WHAT TO WORK ON: Quote the data exactly, first line to the line containing "(title) [anchor=base west,inner", with no pictures.

⁂

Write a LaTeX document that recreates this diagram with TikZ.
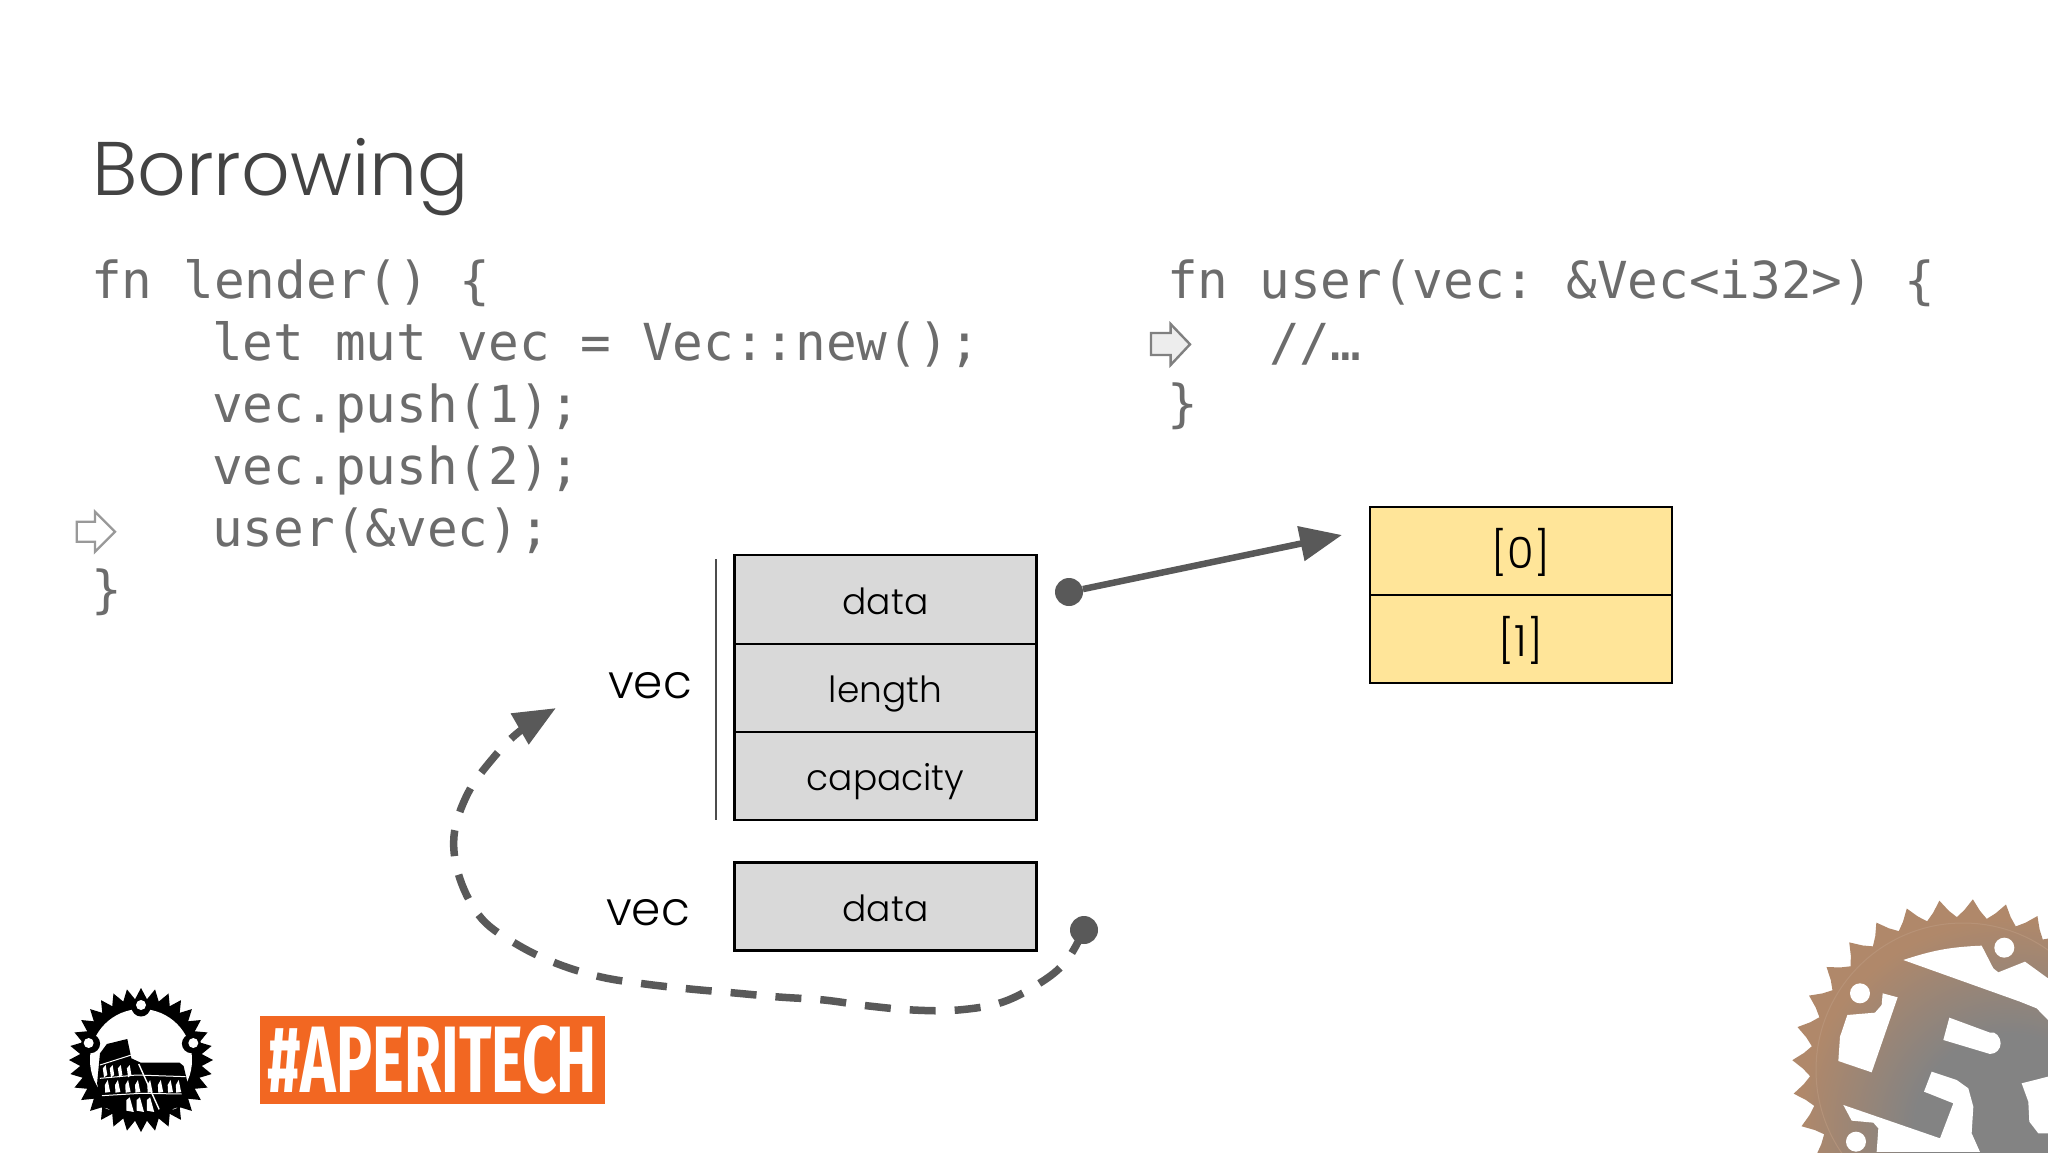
\documentclass[tikz,border=0pt]{standalone}
\usepackage{fontspec}
\usetikzlibrary{arrows.meta,calc}
\setmainfont{Poppins Light}
\newfontfamily\codefont{DejaVu Sans Mono}
\newfontfamily\bannerfont{Fira Sans}[Scale=1]
\definecolor{arrowgrey}{HTML}{595959}
\definecolor{titlegrey}{HTML}{434343}
\definecolor{codegrey}{HTML}{6C6C6C}
\definecolor{boxgrey}{HTML}{D9D9D9}
\definecolor{boxyellow}{HTML}{FFE599}
\definecolor{bannerorange}{HTML}{F26722}
\definecolor{rustcore}{HTML}{838383}
\definecolor{rustrim}{HTML}{B0886A}
\pgfdeclareradialshading{rustshade}{\pgfpointorigin}{color(0bp)=(rustcore);color(10bp)=(rustcore);color(22bp)=(rustrim);color(50bp)=(rustrim)}
\tikzset{
  x=1pt,y=-1pt,
  codeline/.style={anchor=base west,inner sep=0pt,text=codegrey,font=\codefont\fontsize{51}{51}\selectfont\frenchspacing},
  cell/.style={draw=black,line width=2.6pt,minimum width=302pt,anchor=north west,inner sep=0pt,outer sep=0pt,text=black},
  greycell/.style={cell,fill=boxgrey,font=\fontsize{36}{36}\selectfont,text height=29pt,text depth=0pt},
  yellowcell/.style={cell,fill=boxyellow,font=\fontsize{43}{43}\selectfont,text height=34pt,text depth=0pt},
  vlabel/.style={anchor=base,inner sep=0pt,font=\fontsize{47}{47}\selectfont,text=black},
  dotend/.style={circle,fill=arrowgrey,inner sep=0pt,minimum size=28pt},
  pointer/.style={draw=#1,line width=2.4pt,line join=miter},
  link/.style={draw=arrowgrey,line width=6.5pt,-{Triangle[length=42pt,width=34pt]}},
}
\begin{document}
\begin{tikzpicture}
\useasboundingbox (0,0) rectangle (2048,1152);
\clip (0,0) rectangle (2048,1152);
\fill[white] (0,0) rectangle (2048,1152);

\node (title) [anchor=base west,inner sep=0pt,text=titlegrey,font=\fontsize{76}{76}\selectfont] at (92,195) {Borrowing};

\node (l1) [codeline] at (91,298.5) {fn lender() \{};
\node (l2) [codeline] at (212,360.5) {let mut vec = Vec::new();};
\node (l3) [codeline] at (212,422.5) {vec.push(1);};
\node (l4) [codeline] at (212,484.5) {vec.push(2);};
\node (l5) [codeline] at (212,546.5) {user(\&vec);};
\node (l6) [codeline] at (91,607) {\}};
\node (r1) [codeline] at (1167,298.5) {fn user(vec: \&Vec<i32>) \{};
\node (r2) [codeline] at (1269,360.5) {//…};
\node (r3) [codeline] at (1167,421) {\}};

% pointers
\draw[pointer=black!40,fill=white] (76.7,521.7) -- (95,521.7) -- (95,511.7) -- (115,531.7) -- (95,551.7) -- (95,541.7) -- (76.7,541.7) -- cycle;
\draw[pointer=black!50,fill=black!7] (1151,333) -- (1170.6,333) -- (1170.6,324) -- (1190,344.3) -- (1170.6,365) -- (1170.6,355) -- (1151,355) -- cycle;

% stack cells
\node (data) [greycell,minimum height=89pt] at (734.5,555) {data};
\node (length) [greycell,minimum height=88pt] at (734.5,644) {length};
\node (capacity) [greycell,minimum height=88pt] at (734.5,732) {capacity};
\node (ref) [greycell,minimum height=88pt] at (734.5,862.5) {data};
\node (h0) [yellowcell,minimum height=88pt] at (1370,507) {[0]};
\node (h1) [yellowcell,minimum height=88pt] at (1370,595) {[1]};

\draw[line width=1.6pt,draw=black!70] (716,559) -- (716,820);
\node (v1) [vlabel] at (650,698) {vec};
\node (v2) [vlabel] at (648,925) {vec};

% connectors
\node (dotA) [dotend] at (1069,592) {};
\coordinate (heapin) at (1342,535);
\draw[link] (dotA) -- (heapin);
\node (dotB) [dotend] at (1084,930) {};
\coordinate (vecin) at (556,708);
\draw[link,line width=7.5pt,dash pattern=on 26pt off 19pt] plot[smooth,tension=0.6] coordinates {(dotB) (1067,960) (1043,981) (1003,1002) (958,1010) (913,1010) (869,1006) (824,1000) (779,997) (735,993) (690,989) (645,984) (601,977) (558,964) (518,945) (482,919) (460,879) (454,836) (468,793) (494,757) (520,731) (vecin)};

% banner
\node (banner) [fill=bannerorange,minimum width=345pt,minimum height=88pt,inner sep=0pt,outer sep=0pt,anchor=north west] at (260,1016) {};
\node (bannertext) [inner sep=0pt,text=white] at (432.5,1060) {\resizebox{329pt}{67pt}{\bannerfont\bfseries \#APERITECH}};

% aperitech gear
\begin{scope}[shift={(141,1060)}]
  \fill[black] plot[samples at={0,...,127},variable=\k] ({(mod(\k,4)==0?72:(mod(\k,4)==2?61:66))*cos(\k*2.8125+90)},{(mod(\k,4)==0?72:(mod(\k,4)==2?61:66))*sin(\k*2.8125+90)}) -- cycle;
  \fill[white] (0,0) circle (51);
  \foreach \a in {-90,-18,54,126,198} {
    \fill[black] (\a:53) circle (9.5);
  }
  \foreach \a in {-90,-18,54,126,198} {
    \fill[white] (\a:55) circle (5);
  }
\end{scope}
\begin{scope}[shift={(0,940)},x=0.408pt,y=-0.3333pt]
  \fill[black] (238,430) -- (245,340) -- (262,312) -- (312,297) -- (322,355) -- (345,368) -- (440,368) -- (450,378) -- (460,430) -- (440,500) -- (345,540) -- (250,500) -- cycle;
  \draw[white,line width=1pt] (245,375) -- (322,345);
  \draw[white,line width=1pt] (245,415) -- (335,405) -- (455,410);
  \draw[white,line width=1pt] (250,467) -- (345,460) -- (445,462);
  \draw[white,line width=1.4pt] (340,372) -- (390,508);
  \foreach \x in {255,272,292,314} { \fill[white] (\x,412) -- (\x-3,385) -- (\x+4,375) -- (\x+8,405) -- cycle; }
  \foreach \x in {258,283,308,332,362,388,412,432} { \fill[white] (\x,458) -- (\x-1,435) -- (\x+6,420) -- (\x+12,456) -- cycle; }
  \foreach \x in {310,335,360} { \fill[white] (\x,512) -- (\x,480) -- (\x+8,472) -- (\x+18,516) -- cycle; }
\end{scope}

% rust gear
\begin{scope}
  \clip plot[samples at={0,...,127},variable=\k] ({1963+(mod(\k,4)==0?171:(mod(\k,4)==2?153:160))*cos(\k*2.8125-86.7)},{1070+(mod(\k,4)==0?171:(mod(\k,4)==2?153:160))*sin(\k*2.8125-86.7)}) -- cycle;
  \shade[shading=rustshade] (1770,890) rectangle (2250,1370);
  \draw[rustrim!85!white,line width=1pt,opacity=0.6] (1963,1070) circle (147);
\end{scope}
\begin{scope}[shift={(1760,880)},x=0.3333pt,y=-0.3333pt]
  \fill[white] (235,543) -- (240,470) -- (262,405) -- (345,398) -- (365,375) -- (368,340) -- (413,352) -- (335,577) -- cycle;
  \fill[white] (568,413) -- (690,458) to[out=20,in=90] (722,490) to[out=-90,in=0] (690,522) -- (550,480) -- cycle;
  \fill[white] (430,240) to[bend left=8] (665,197) -- (700,265) -- (715,277) -- (795,245) -- (864,295) -- (864,420) -- (830,385) -- (780,365) -- cycle;
  \fill[white] (250,675) -- (540,775) -- (580,670) -- (492,635) -- (515,575) -- (590,600) -- (625,625) -- (640,680) -- (635,760) -- (660,816) -- (350,816) -- (355,745) -- (340,728) -- (275,722) -- cycle;
  \fill[white] (864,590) -- (785,610) -- (805,665) -- (808,725) -- (835,760) -- (864,760) -- cycle;
  \fill[white] (733,203) circle (30);
  \fill[white] (300,340) circle (30);
  \fill[white] (288,785) circle (30);
\end{scope}
\end{tikzpicture}
\end{document}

⁂

EXERCISE RESPONSE:
Write a LaTeX document that recreates this diagram with TikZ.
\documentclass[tikz,border=0pt]{standalone}
\usepackage{fontspec}
\usetikzlibrary{arrows.meta,calc}
\setmainfont{Poppins Light}
\newfontfamily\codefont{DejaVu Sans Mono}
\newfontfamily\bannerfont{Fira Sans}[Scale=1]
\definecolor{arrowgrey}{HTML}{595959}
\definecolor{titlegrey}{HTML}{434343}
\definecolor{codegrey}{HTML}{6C6C6C}
\definecolor{boxgrey}{HTML}{D9D9D9}
\definecolor{boxyellow}{HTML}{FFE599}
\definecolor{bannerorange}{HTML}{F26722}
\definecolor{rustcore}{HTML}{838383}
\definecolor{rustrim}{HTML}{B0886A}
\pgfdeclareradialshading{rustshade}{\pgfpointorigin}{color(0bp)=(rustcore);color(10bp)=(rustcore);color(22bp)=(rustrim);color(50bp)=(rustrim)}
\tikzset{
  x=1pt,y=-1pt,
  codeline/.style={anchor=base west,inner sep=0pt,text=codegrey,font=\codefont\fontsize{51}{51}\selectfont\frenchspacing},
  cell/.style={draw=black,line width=2.6pt,minimum width=302pt,anchor=north west,inner sep=0pt,outer sep=0pt,text=black},
  greycell/.style={cell,fill=boxgrey,font=\fontsize{36}{36}\selectfont,text height=29pt,text depth=0pt},
  yellowcell/.style={cell,fill=boxyellow,font=\fontsize{43}{43}\selectfont,text height=34pt,text depth=0pt},
  vlabel/.style={anchor=base,inner sep=0pt,font=\fontsize{47}{47}\selectfont,text=black},
  dotend/.style={circle,fill=arrowgrey,inner sep=0pt,minimum size=28pt},
  pointer/.style={draw=#1,line width=2.4pt,line join=miter},
  link/.style={draw=arrowgrey,line width=6.5pt,-{Triangle[length=42pt,width=34pt]}},
}
\begin{document}
\begin{tikzpicture}
\useasboundingbox (0,0) rectangle (2048,1152);
\clip (0,0) rectangle (2048,1152);
\fill[white] (0,0) rectangle (2048,1152);

\node (title) [anchor=base west,inner sep=0pt,text=titlegrey,font=\fontsize{76}{76}\selectfont] at (92,195) {Borrowing};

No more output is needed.